## Stated exercise
Exactly the lines from the start of the data below through the line that contains "fig = plt.figure(figsize=(W" are to be copied, with pictures left out.

* START Material provided *

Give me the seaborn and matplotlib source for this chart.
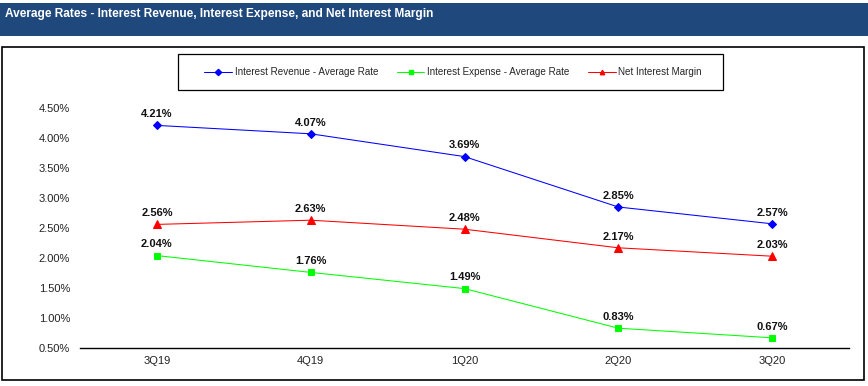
import matplotlib
matplotlib.use("Agg")
import matplotlib.pyplot as plt
import pandas as pd
import seaborn as sns
from matplotlib.lines import Line2D
from matplotlib.patches import Rectangle
from matplotlib.ticker import FuncFormatter

quarters = ["3Q19", "4Q19", "1Q20", "2Q20", "3Q20"]
revenue_rate = [4.21, 4.07, 3.69, 2.85, 2.57]
expense_rate = [2.04, 1.76, 1.49, 0.83, 0.67]
net_margin = [2.56, 2.63, 2.48, 2.17, 2.03]

series = [
    ("Interest Revenue - Average Rate", revenue_rate, "#0000FF", "D", 4),
    ("Interest Expense - Average Rate", expense_rate, "#00FF00", "s", 5),
    ("Net Interest Margin", net_margin, "#FF0000", "^", 5.5),
]

sns.set_theme(style="white")
plt.rcParams["font.family"] = ["Liberation Sans", "DejaVu Sans"]

W, H = 868, 386
fig = plt.figure(figsize=(W / 100, H / 100), dpi=100)

# title banner, outer chart frame and legend box
fig.patches.append(Rectangle((0, 1 - 36 / H), 1, 33 / H, transform=fig.transFigure,
                             facecolor="#1F497D", edgecolor="none", zorder=0))
fig.text(5 / W, 1 - 13.5 / H, "Average Rates - Interest Revenue, Interest Expense, and Net Interest Margin",
         color="white", fontsize=8.6, fontweight="bold", va="center", ha="left")
fig.patches.append(Rectangle((2 / W, 1 - 380 / H), 862 / W, 333 / H, transform=fig.transFigure,
                             facecolor="white", edgecolor="black", linewidth=1.2, zorder=0))
fig.patches.append(Rectangle((178 / W, 1 - 90 / H), 545 / W, 36 / H, transform=fig.transFigure,
                             facecolor="white", edgecolor="black", linewidth=0.9, zorder=0))

ax = fig.add_axes([80 / W, 1 - 348 / H, 769 / W, 240 / H])
ax.set_facecolor("none")
ax.set_zorder(2)

legend_handles = []
for label, values, color, marker, ms in series:
    df = pd.DataFrame({"quarter": quarters, "rate": values})
    sns.lineplot(data=df, x="quarter", y="rate", ax=ax, color=color, marker=marker,
                 markersize=ms, markeredgecolor=color, linewidth=0.75, sort=False)
    for i, v in enumerate(values):
        ax.annotate(f"{v:.2f}%", (i, v), xytext=(0, 4.5), textcoords="offset points",
                    ha="center", va="bottom", fontsize=8, fontweight="bold", color="#111111")
    legend_handles.append(Line2D([], [], color=color, marker=marker, markersize=3.2,
                                 markeredgecolor=color, linewidth=0.75, label=label))

ax.set_xlim(-0.5, len(quarters) - 0.5)
ax.set_ylim(0.5, 4.5)
ax.set_yticks([0.5, 1.0, 1.5, 2.0, 2.5, 3.0, 3.5, 4.0, 4.5])
ax.yaxis.set_major_formatter(FuncFormatter(lambda v, _: f"{v:.2f}%"))
ax.tick_params(axis="both", labelsize=8, length=0, colors="#222222")
ax.tick_params(axis="y", pad=7)
ax.tick_params(axis="x", pad=6)
ax.set_xlabel("")
ax.set_ylabel("")
for side in ("top", "right", "left"):
    ax.spines[side].set_visible(False)
ax.spines["bottom"].set_color("black")
ax.spines["bottom"].set_linewidth(1)

leg = fig.legend(handles=legend_handles, loc="center", ncol=3,
                 bbox_to_anchor=(453 / W, 1 - 72 / H), fontsize=7.1, frameon=False,
                 handlelength=2.8, borderpad=0, borderaxespad=0, handletextpad=0.25,
                 columnspacing=1.9)
leg.set_zorder(3)

fig.savefig("out.png", dpi=100, facecolor="white")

* END Material provided *

## Result of this exercise
Give me the seaborn and matplotlib source for this chart.
import matplotlib
matplotlib.use("Agg")
import matplotlib.pyplot as plt
import pandas as pd
import seaborn as sns
from matplotlib.lines import Line2D
from matplotlib.patches import Rectangle
from matplotlib.ticker import FuncFormatter

quarters = ["3Q19", "4Q19", "1Q20", "2Q20", "3Q20"]
revenue_rate = [4.21, 4.07, 3.69, 2.85, 2.57]
expense_rate = [2.04, 1.76, 1.49, 0.83, 0.67]
net_margin = [2.56, 2.63, 2.48, 2.17, 2.03]

series = [
    ("Interest Revenue - Average Rate", revenue_rate, "#0000FF", "D", 4),
    ("Interest Expense - Average Rate", expense_rate, "#00FF00", "s", 5),
    ("Net Interest Margin", net_margin, "#FF0000", "^", 5.5),
]

sns.set_theme(style="white")
plt.rcParams["font.family"] = ["Liberation Sans", "DejaVu Sans"]

W, H = 868, 386
fig = plt.figure(figsize=(W / 100, H / 100), dpi=100)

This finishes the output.